▸ **Objective**: Show every line containing "matplotlib" by copying it.

[start of Given data]

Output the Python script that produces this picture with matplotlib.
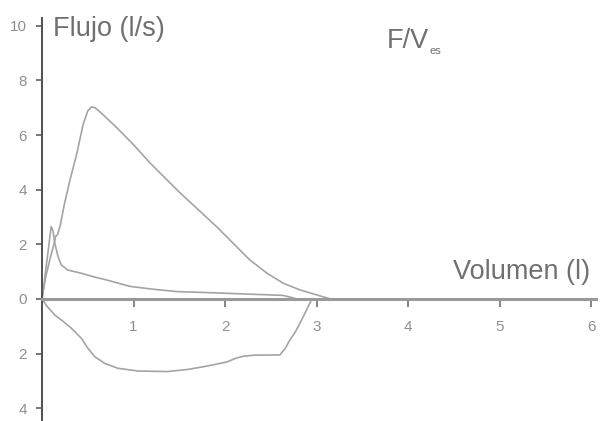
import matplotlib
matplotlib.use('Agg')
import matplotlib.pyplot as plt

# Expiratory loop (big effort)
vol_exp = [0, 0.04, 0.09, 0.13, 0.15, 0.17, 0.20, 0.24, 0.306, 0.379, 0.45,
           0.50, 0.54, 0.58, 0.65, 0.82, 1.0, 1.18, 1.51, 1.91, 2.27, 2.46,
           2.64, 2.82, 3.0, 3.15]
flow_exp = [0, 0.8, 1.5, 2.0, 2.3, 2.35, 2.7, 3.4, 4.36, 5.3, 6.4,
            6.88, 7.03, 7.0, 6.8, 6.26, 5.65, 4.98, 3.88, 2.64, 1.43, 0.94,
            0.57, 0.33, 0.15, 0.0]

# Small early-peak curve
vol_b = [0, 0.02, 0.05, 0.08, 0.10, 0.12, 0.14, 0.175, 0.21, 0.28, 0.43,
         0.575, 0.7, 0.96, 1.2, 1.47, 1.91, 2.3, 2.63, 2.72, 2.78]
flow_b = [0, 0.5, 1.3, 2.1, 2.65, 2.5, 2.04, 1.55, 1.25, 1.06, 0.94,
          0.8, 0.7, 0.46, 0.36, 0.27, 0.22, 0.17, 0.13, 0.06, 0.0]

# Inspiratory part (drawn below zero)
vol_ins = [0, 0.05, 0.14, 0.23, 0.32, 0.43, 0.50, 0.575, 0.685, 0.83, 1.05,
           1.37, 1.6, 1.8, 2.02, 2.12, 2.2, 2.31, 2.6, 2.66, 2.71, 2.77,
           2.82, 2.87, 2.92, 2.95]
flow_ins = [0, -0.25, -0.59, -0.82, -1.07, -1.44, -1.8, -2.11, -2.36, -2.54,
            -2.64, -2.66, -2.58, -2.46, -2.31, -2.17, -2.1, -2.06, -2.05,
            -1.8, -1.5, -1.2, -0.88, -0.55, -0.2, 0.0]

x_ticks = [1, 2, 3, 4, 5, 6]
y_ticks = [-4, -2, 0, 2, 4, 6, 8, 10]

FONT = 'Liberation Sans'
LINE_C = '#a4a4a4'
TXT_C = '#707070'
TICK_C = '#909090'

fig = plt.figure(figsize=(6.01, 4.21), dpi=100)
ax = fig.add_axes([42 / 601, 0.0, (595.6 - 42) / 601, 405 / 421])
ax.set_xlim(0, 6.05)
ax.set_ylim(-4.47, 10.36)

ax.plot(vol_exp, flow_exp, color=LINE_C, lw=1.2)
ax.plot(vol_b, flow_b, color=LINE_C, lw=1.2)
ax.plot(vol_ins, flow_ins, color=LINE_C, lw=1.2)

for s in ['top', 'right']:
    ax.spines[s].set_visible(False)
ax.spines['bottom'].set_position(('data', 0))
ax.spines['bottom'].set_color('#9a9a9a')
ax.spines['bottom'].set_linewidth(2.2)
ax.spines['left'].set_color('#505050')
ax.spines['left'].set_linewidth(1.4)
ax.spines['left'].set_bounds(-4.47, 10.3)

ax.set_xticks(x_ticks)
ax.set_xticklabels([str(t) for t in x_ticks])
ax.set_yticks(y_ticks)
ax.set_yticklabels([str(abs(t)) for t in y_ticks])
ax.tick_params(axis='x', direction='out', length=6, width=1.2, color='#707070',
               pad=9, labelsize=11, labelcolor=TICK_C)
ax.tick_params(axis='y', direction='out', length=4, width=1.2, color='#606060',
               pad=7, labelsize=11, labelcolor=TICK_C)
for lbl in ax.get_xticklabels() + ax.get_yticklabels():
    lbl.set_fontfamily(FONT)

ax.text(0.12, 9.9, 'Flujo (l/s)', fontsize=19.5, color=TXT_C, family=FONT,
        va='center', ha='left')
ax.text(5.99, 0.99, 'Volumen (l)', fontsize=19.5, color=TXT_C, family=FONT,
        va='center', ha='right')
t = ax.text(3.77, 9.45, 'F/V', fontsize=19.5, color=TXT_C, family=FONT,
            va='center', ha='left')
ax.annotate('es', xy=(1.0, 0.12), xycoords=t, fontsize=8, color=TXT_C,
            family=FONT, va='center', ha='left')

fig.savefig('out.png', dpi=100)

[end of Given data]

▸ **Solution to this exercise**:
Output the Python script that produces this picture with matplotlib.
import matplotlib
matplotlib.use('Agg')
import matplotlib.pyplot as plt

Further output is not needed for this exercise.